Татарщина! — Бескрайни дальше степи:
распахнутый горячий материк
сурков, у насыпи оцепеневших,
коней, хмелеющих, как в центре круга,
шершавого безжалостного ветра,
озер соленых и далеких гор.
А там, где край, размытый край России,
пространство начинает рассыпаться
в сухую сердцевину континента,
и дыни начинают созревать.
Еще здесь можно, все же, потеряться;
родиться можно, а потом — забыться,
или дойти до синих синих гор…
Эта поездка началась со смерти. До нее — совсем немного. Собственно, многоточие и «уже». «Уже» — это значит поздно, много времени прошло, немало километров накручено. Это «уже» будет с путешественником всю дорогу: «…уже зовет глубокая полынь. / Уже чумазей дети на перронах, / уже летят мордовские названья, / <…> / Уже не пахнут берега укропом». И только в последних строках из «уже» вырастет «еще»: «потеряться», «родиться», «забыться». Узкое, отрешенное, тревожное, безвольное, евклидово, железнодорожное «уже», не остановишь, от смерти к рождению — это время и расстояние с постоянно меняющейся точкой отсчета. Нерасчлененные: всего лишь один перегон. Полет навстречу солнцу, от заката к рассвету. Не задержать полет светил, а ворваться в него, влететь лбом.
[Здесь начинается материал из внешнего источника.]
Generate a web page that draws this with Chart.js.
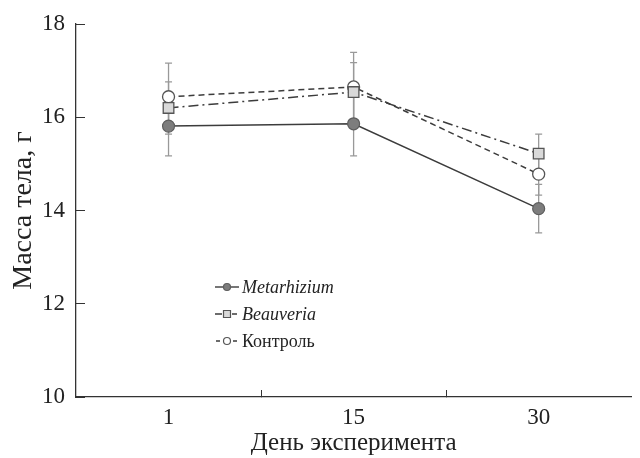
<!DOCTYPE html>
<html>
<head>
<meta charset="utf-8">
<script src="https://cdn.jsdelivr.net/npm/chart.js@4.4.1/dist/chart.umd.min.js"></script>
<style>
  html, body { margin: 0; padding: 0; background: #fff; }
</style>
</head>
<body>
<canvas id="chart" width="640" height="458"></canvas>
<script>
// данные
const days = ['1', '15', '30'];
const metarhizium = [15.81, 15.86, 14.04];
const metarhiziumErr = [0.64, 0.69, 0.52];
const beauveria = [16.2, 16.54, 15.22];
const beauveriaErr = [0.56, 0.63, 0.42];
const control = [16.44, 16.65, 14.78];
const controlErr = [0.72, 0.74, 0.45];
const yTicks = [10, 12, 14, 16, 18];

const serif = "'Liberation Serif', 'DejaVu Serif', serif";

// усы погрешностей
const errorBars = {
  id: 'errorBars',
  beforeDatasetsDraw(chart) {
    const ctx = chart.ctx;
    const y = chart.scales.y;
    ctx.save();
    ctx.strokeStyle = '#999';
    ctx.lineWidth = 1.3;
    chart.data.datasets.forEach((ds, i) => {
      const meta = chart.getDatasetMeta(i);
      meta.data.forEach((pt, j) => {
        const top = y.getPixelForValue(ds.data[j] + ds.errors[j]);
        const bot = y.getPixelForValue(ds.data[j] - ds.errors[j]);
        ctx.beginPath();
        ctx.moveTo(pt.x, top); ctx.lineTo(pt.x, bot);
        ctx.moveTo(pt.x - 3.5, top); ctx.lineTo(pt.x + 3.5, top);
        ctx.moveTo(pt.x - 3.5, bot); ctx.lineTo(pt.x + 3.5, bot);
        ctx.stroke();
      });
    });
    ctx.restore();
  }
};

// легенда внутри графика
const innerLegend = {
  id: 'innerLegend',
  afterDraw(chart) {
    const ctx = chart.ctx;
    const area = chart.chartArea;
    const x0 = area.left + 139;
    const y0 = area.top + 263;
    const rowH = 27;
    ctx.save();
    chart.data.datasets.forEach((ds, i) => {
      const y = y0 + i * rowH;
      ctx.strokeStyle = ds.borderColor;
      ctx.lineWidth = 1.4;
      ctx.setLineDash([]);
      ctx.beginPath();
      if (i === 0) {
        ctx.moveTo(x0, y); ctx.lineTo(x0 + 24, y);
      } else if (i === 1) {
        ctx.moveTo(x0, y); ctx.lineTo(x0 + 7, y);
        ctx.moveTo(x0 + 17, y); ctx.lineTo(x0 + 22, y);
      } else {
        ctx.moveTo(x0 + 1, y); ctx.lineTo(x0 + 5, y);
        ctx.moveTo(x0 + 18, y); ctx.lineTo(x0 + 22, y);
      }
      ctx.stroke();
      ctx.fillStyle = ds.pointBackgroundColor;
      ctx.strokeStyle = ds.pointBorderColor;
      ctx.lineWidth = 1.2;
      ctx.beginPath();
      if (ds.pointStyle === 'rect') {
        ctx.rect(x0 + 8.5, y - 3.5, 7, 7);
      } else {
        ctx.arc(x0 + 12, y, 3.5, 0, Math.PI * 2);
      }
      ctx.fill();
      ctx.stroke();
      ctx.fillStyle = '#222';
      ctx.font = (ds.italic ? 'italic ' : '') + '18px ' + serif;
      ctx.textBaseline = 'middle';
      ctx.fillText(ds.label, x0 + 27, y + 1);
    });
    ctx.restore();
  }
};

const ctx = document.getElementById('chart').getContext('2d');
new Chart(ctx, {
  type: 'line',
  data: {
    labels: days,
    datasets: [
      {
        label: 'Metarhizium',
        italic: true,
        data: metarhizium,
        errors: metarhiziumErr,
        borderColor: '#3c3c3c',
        borderWidth: 1.5,
        pointStyle: 'circle',
        pointRadius: 6,
        pointBackgroundColor: '#7d7d7d',
        pointBorderColor: '#5e5e5e',
        pointBorderWidth: 1.2
      },
      {
        label: 'Beauveria',
        italic: true,
        data: beauveria,
        errors: beauveriaErr,
        borderColor: '#3c3c3c',
        borderWidth: 1.5,
        borderDash: [10, 4, 2, 4],
        pointStyle: 'rect',
        pointRadius: 7.5,
        pointBackgroundColor: '#d9d9d9',
        pointBorderColor: '#555',
        pointBorderWidth: 1.3
      },
      {
        label: 'Контроль',
        italic: false,
        data: control,
        errors: controlErr,
        borderColor: '#3c3c3c',
        borderWidth: 1.5,
        borderDash: [6, 4],
        pointStyle: 'circle',
        pointRadius: 6,
        pointBackgroundColor: '#ffffff',
        pointBorderColor: '#555',
        pointBorderWidth: 1.3
      }
    ]
  },
  options: {
    responsive: false,
    animation: false,
    layout: { padding: { top: 0, right: 2, left: 0, bottom: 0 } },
    plugins: {
      legend: { display: false },
      tooltip: { enabled: false }
    },
    scales: {
      x: {
        type: 'category',
        offset: true,
        afterFit(scale) { scale.height = 61; },
        border: { display: true, color: '#333', width: 1.3 },
        grid: {
          offset: true,
          drawOnChartArea: false,
          drawTicks: true,
          tickLength: -7,
          color: c => (c.index === 1 || c.index === 2) ? '#333' : 'rgba(0,0,0,0)'
        },
        ticks: {
          color: '#222',
          padding: 14,
          font: { family: serif, size: 23 }
        },
        title: {
          display: true,
          text: 'День эксперимента',
          color: '#222',
          padding: { top: 0, bottom: 0 },
          font: { family: serif, size: 25 }
        }
      },
      y: {
        min: 10,
        max: 18,
        afterFit(scale) {
          scale.width = 76;
          scale.paddingTop = 24;
          scale.paddingBottom = 0;
        },
        afterBuildTicks(scale) { scale.ticks = yTicks.map(v => ({ value: v })); },
        border: { display: true, color: '#333', width: 1.3 },
        grid: {
          drawOnChartArea: false,
          drawTicks: true,
          tickLength: -9,
          color: '#333'
        },
        ticks: {
          color: '#222',
          padding: 20,
          font: { family: serif, size: 23 }
        },
        title: {
          display: true,
          text: 'Масса тела, г',
          color: '#222',
          padding: { top: 7, bottom: 0 },
          font: { family: serif, size: 28 }
        }
      }
    }
  },
  plugins: [errorBars, innerLegend]
});
</script>
</body>
</html>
Речь идет о советском Восточном экспрессе — поезде Москва—Ташкент, которым поэт проехал туда и обратно три раза в жизни: в 1978-м, 1980-м, 1982-м; стихотворение написано в 1983 году (окончательный вариант — в 1988-м). В 1980-м появилось стихотворение, которое объясняет начальное и отчасти финальное многоточие, это предыстория «Перегона» — «Казанский вокзал»:
Я в натопленной, потной прихожей Европы,
нет, совсем не надеюсь тебя найти…
Я готов полюбить эти страшные толпы,
я готов умереть, прости!..
«Казанский вокзал» обращен к возлюбленной, которую поэт покидает ради смерти. Смерть сопрягается с предстоящим путешествием: растворение в «страшных толпах», в Азии, в пространстве. То, что Тютчев назвал «уничтоженьем». Смешаться с миром дремлющим, следить мотылька полет незримый. Шешолин ехал «опять собирать туман», волноваться «травинкой в крещеной орде». И ему стыдно за измену: измену со смертью. Последние строки стихотворения «И трясется ценитель восточных стран / здесь, на полке, лицом к стене» тоже читаются как о смерти. Нет, о смерти, о ее близнеце, как у Гераклита: «…у бодрствующих единый общий мир, во сне же каждый уходит в свой собственный» — читай: отворачивается к стене. О Гераклите вспомнил Шешолин в другом стихотворении, пытаясь то ли разгадать, то ли напророчить собственную смерть: «И в случайной одежде, / и умру я шутя, / и на случай в надежде, / и, как прежде, дитя»… Не дожив до тридцати пяти, был по ошибке выкинут из окна в Даугавпилсе… «Речкой сонной и зыбкой / меж поваленных плит / бродит с тихой улыбкой, / все забыв, Гераклит».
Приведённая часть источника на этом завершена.